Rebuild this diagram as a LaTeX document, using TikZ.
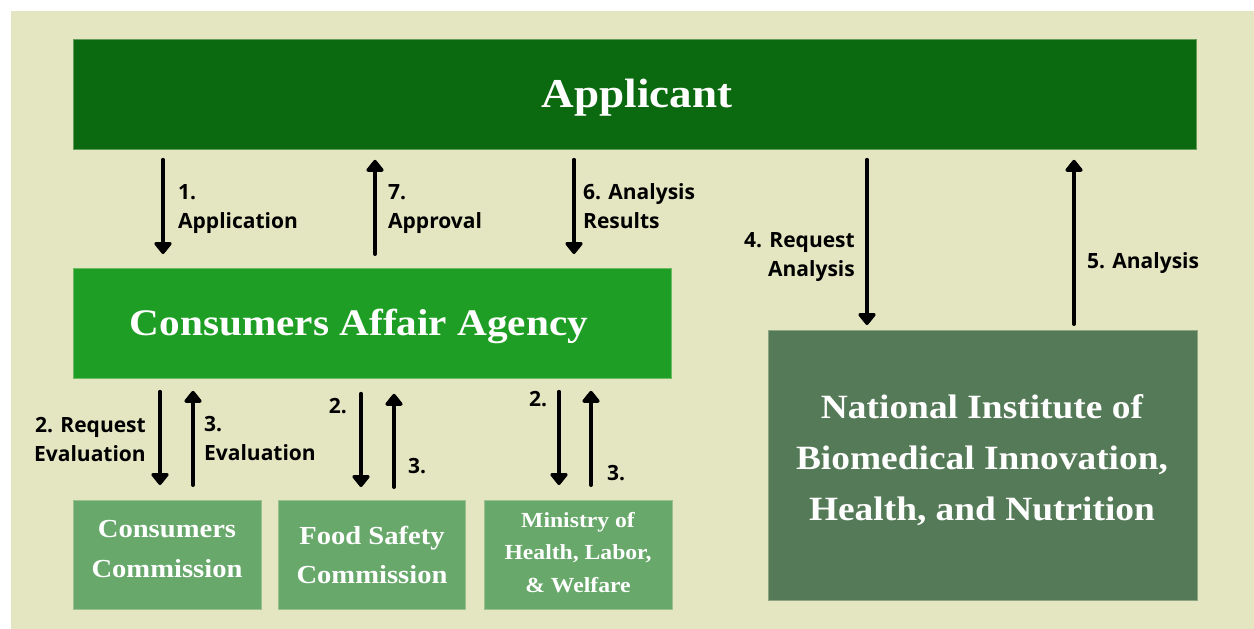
\documentclass[tikz,border=0pt]{standalone}
\usepackage{fontspec}
\usetikzlibrary{arrows.meta}
\newfontfamily\lblfont{Open Sans}
\newfontfamily\ttlfont[FakeStretch=1.1]{Liberation Serif}
\definecolor{bgc}{HTML}{E4E6C1}
\definecolor{appc}{HTML}{0B6A0F}
\definecolor{caac}{HTML}{1E9E24}
\definecolor{nibc}{HTML}{557A57}
\definecolor{subc}{HTML}{68A86B}
\begin{document}
\begin{tikzpicture}[x=1pt,y=-1pt,
  box/.style={fill=#1, draw=#1!60!bgc, line width=0.8pt, inner sep=0pt, anchor=north west},
  ttl/.style={text=white, align=center, inner sep=0pt, anchor=base, font={\ttlfont\bfseries\fontsize{#1}{#1}\selectfont}},
  lbl/.style={inner sep=0pt, align=left, anchor=base west, font={\lblfont\bfseries\fontsize{21}{29}\selectfont}},
  lblr/.style={lbl, align=right, anchor=base east},
  arr/.style={line width=4pt, line cap=round, -{Triangle[width=20pt,length=13pt,round]}}]
\useasboundingbox (0,0) rectangle (1254,629);
\fill[white] (0,0) rectangle (1254,629);
\fill[bgc] (11,11) rectangle (1254,629);

% boxes
\node[box=appc, minimum width=1123pt, minimum height=110pt] (app) at (73,39) {};
\node[box=caac, minimum width=598pt, minimum height=110pt] (caa) at (73,268) {};
\node[box=nibc, minimum width=429pt, minimum height=270pt] (nib) at (768,330) {};
\node[box=subc, minimum width=188pt, minimum height=109pt] (cc) at (73,500) {};
\node[box=subc, minimum width=187pt, minimum height=109pt] (fs) at (278,500) {};
\node[box=subc, minimum width=188pt, minimum height=109pt] (mh) at (484,500) {};

% titles (base anchor = baseline of last line)
\node[ttl=41] (tapp) at (637,107) {Applicant};
\node[ttl=37.5] (tcaa) at (359,335) {Consumers Affair Agency};
\node[ttl=34, font={\ttlfont\bfseries\fontsize{34}{51}\selectfont}] (tnib) at (982,520) {National Institute of\\Biomedical Innovation,\\Health, and Nutrition};
\node[ttl=26, font={\ttlfont\bfseries\fontsize{26}{40}\selectfont}] (tcc) at (167,577) {Consumers\\Commission};
\node[ttl=26, font={\ttlfont\bfseries\fontsize{26}{39}\selectfont}] (tfs) at (372,583) {Food Safety\\Commission};
\node[ttl=21.5, font={\ttlfont\bfseries\fontsize{21.5}{32.5}\selectfont}] (tmh) at (578,592) {Ministry of\\Health, Labor,\\\& Welfare};

% arrow columns
\coordinate (c1) at (163,0);
\coordinate (c7) at (375,0);
\coordinate (c6) at (574,0);
\coordinate (c4) at (867,0);
\coordinate (c5) at (1074,0);
\coordinate (d1) at (160,0);
\coordinate (u1) at (193,0);
\coordinate (d2) at (361,0);
\coordinate (u2) at (394,0);
\coordinate (d3) at (559,0);
\coordinate (u3) at (591,0);

\draw[arr, shorten <=10pt, shorten >=14pt] (app.south -| c1) -- (caa.north -| c1);
\draw[arr, shorten <=14pt, shorten >=10pt] (caa.north -| c7) -- (app.south -| c7);
\draw[arr, shorten <=10pt, shorten >=14pt] (app.south -| c6) -- (caa.north -| c6);
\draw[arr, shorten <=10pt, shorten >=5pt] (app.south -| c4) -- (nib.north -| c4);
\draw[arr, shorten <=6pt, shorten >=10pt] (nib.north -| c5) -- (app.south -| c5);

\draw[arr, shorten <=13pt, shorten >=15pt] (caa.south -| d1) -- (cc.north -| d1);
\draw[arr, shorten <=15pt, shorten >=12pt] (cc.north -| u1) -- (caa.south -| u1);
\draw[arr, shorten <=15pt, shorten >=13pt] (caa.south -| d2) -- (fs.north -| d2);
\draw[arr, shorten <=13pt, shorten >=15pt] (fs.north -| u2) -- (caa.south -| u2);
\draw[arr, shorten <=13pt, shorten >=15pt] (caa.south -| d3) -- (mh.north -| d3);
\draw[arr, shorten <=15pt, shorten >=12pt] (mh.north -| u3) -- (caa.south -| u3);

% labels (base anchor = baseline of last line)
\node[lbl] (l1) at (178,228) {1.\\Application};
\node[lbl] (l7) at (388,228) {7.\\Approval};
\node[lbl] (l6) at (583,228) {6. Analysis\\Results};
\node[lblr] (l4) at (855,276) {4. Request\\Analysis};
\node[lbl] (l5) at (1087,268) {5. Analysis};
\node[lblr] (l2a) at (146,461) {2. Request\\Evaluation};
\node[lbl] (l3a) at (204,460) {3.\\Evaluation};
\node[lblr] (l2b) at (347,413) {2.};
\node[lbl] (l3b) at (408,473) {3.};
\node[lbl] (l2c) at (529,406) {2.};
\node[lbl] (l3c) at (607,480) {3.};
\end{tikzpicture}
\end{document}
::::::::::
- **Requirement**
Output the material word for word, omitting its pictures.

- **Complete answer**
Rebuild this diagram as a LaTeX document, using TikZ.
\documentclass[tikz,border=0pt]{standalone}
\usepackage{fontspec}
\usetikzlibrary{arrows.meta}
\newfontfamily\lblfont{Open Sans}
\newfontfamily\ttlfont[FakeStretch=1.1]{Liberation Serif}
\definecolor{bgc}{HTML}{E4E6C1}
\definecolor{appc}{HTML}{0B6A0F}
\definecolor{caac}{HTML}{1E9E24}
\definecolor{nibc}{HTML}{557A57}
\definecolor{subc}{HTML}{68A86B}
\begin{document}
\begin{tikzpicture}[x=1pt,y=-1pt,
  box/.style={fill=#1, draw=#1!60!bgc, line width=0.8pt, inner sep=0pt, anchor=north west},
  ttl/.style={text=white, align=center, inner sep=0pt, anchor=base, font={\ttlfont\bfseries\fontsize{#1}{#1}\selectfont}},
  lbl/.style={inner sep=0pt, align=left, anchor=base west, font={\lblfont\bfseries\fontsize{21}{29}\selectfont}},
  lblr/.style={lbl, align=right, anchor=base east},
  arr/.style={line width=4pt, line cap=round, -{Triangle[width=20pt,length=13pt,round]}}]
\useasboundingbox (0,0) rectangle (1254,629);
\fill[white] (0,0) rectangle (1254,629);
\fill[bgc] (11,11) rectangle (1254,629);

% boxes
\node[box=appc, minimum width=1123pt, minimum height=110pt] (app) at (73,39) {};
\node[box=caac, minimum width=598pt, minimum height=110pt] (caa) at (73,268) {};
\node[box=nibc, minimum width=429pt, minimum height=270pt] (nib) at (768,330) {};
\node[box=subc, minimum width=188pt, minimum height=109pt] (cc) at (73,500) {};
\node[box=subc, minimum width=187pt, minimum height=109pt] (fs) at (278,500) {};
\node[box=subc, minimum width=188pt, minimum height=109pt] (mh) at (484,500) {};

% titles (base anchor = baseline of last line)
\node[ttl=41] (tapp) at (637,107) {Applicant};
\node[ttl=37.5] (tcaa) at (359,335) {Consumers Affair Agency};
\node[ttl=34, font={\ttlfont\bfseries\fontsize{34}{51}\selectfont}] (tnib) at (982,520) {National Institute of\\Biomedical Innovation,\\Health, and Nutrition};
\node[ttl=26, font={\ttlfont\bfseries\fontsize{26}{40}\selectfont}] (tcc) at (167,577) {Consumers\\Commission};
\node[ttl=26, font={\ttlfont\bfseries\fontsize{26}{39}\selectfont}] (tfs) at (372,583) {Food Safety\\Commission};
\node[ttl=21.5, font={\ttlfont\bfseries\fontsize{21.5}{32.5}\selectfont}] (tmh) at (578,592) {Ministry of\\Health, Labor,\\\& Welfare};

% arrow columns
\coordinate (c1) at (163,0);
\coordinate (c7) at (375,0);
\coordinate (c6) at (574,0);
\coordinate (c4) at (867,0);
\coordinate (c5) at (1074,0);
\coordinate (d1) at (160,0);
\coordinate (u1) at (193,0);
\coordinate (d2) at (361,0);
\coordinate (u2) at (394,0);
\coordinate (d3) at (559,0);
\coordinate (u3) at (591,0);

\draw[arr, shorten <=10pt, shorten >=14pt] (app.south -| c1) -- (caa.north -| c1);
\draw[arr, shorten <=14pt, shorten >=10pt] (caa.north -| c7) -- (app.south -| c7);
\draw[arr, shorten <=10pt, shorten >=14pt] (app.south -| c6) -- (caa.north -| c6);
\draw[arr, shorten <=10pt, shorten >=5pt] (app.south -| c4) -- (nib.north -| c4);
\draw[arr, shorten <=6pt, shorten >=10pt] (nib.north -| c5) -- (app.south -| c5);

\draw[arr, shorten <=13pt, shorten >=15pt] (caa.south -| d1) -- (cc.north -| d1);
\draw[arr, shorten <=15pt, shorten >=12pt] (cc.north -| u1) -- (caa.south -| u1);
\draw[arr, shorten <=15pt, shorten >=13pt] (caa.south -| d2) -- (fs.north -| d2);
\draw[arr, shorten <=13pt, shorten >=15pt] (fs.north -| u2) -- (caa.south -| u2);
\draw[arr, shorten <=13pt, shorten >=15pt] (caa.south -| d3) -- (mh.north -| d3);
\draw[arr, shorten <=15pt, shorten >=12pt] (mh.north -| u3) -- (caa.south -| u3);

% labels (base anchor = baseline of last line)
\node[lbl] (l1) at (178,228) {1.\\Application};
\node[lbl] (l7) at (388,228) {7.\\Approval};
\node[lbl] (l6) at (583,228) {6. Analysis\\Results};
\node[lblr] (l4) at (855,276) {4. Request\\Analysis};
\node[lbl] (l5) at (1087,268) {5. Analysis};
\node[lblr] (l2a) at (146,461) {2. Request\\Evaluation};
\node[lbl] (l3a) at (204,460) {3.\\Evaluation};
\node[lblr] (l2b) at (347,413) {2.};
\node[lbl] (l3b) at (408,473) {3.};
\node[lbl] (l2c) at (529,406) {2.};
\node[lbl] (l3c) at (607,480) {3.};
\end{tikzpicture}
\end{document}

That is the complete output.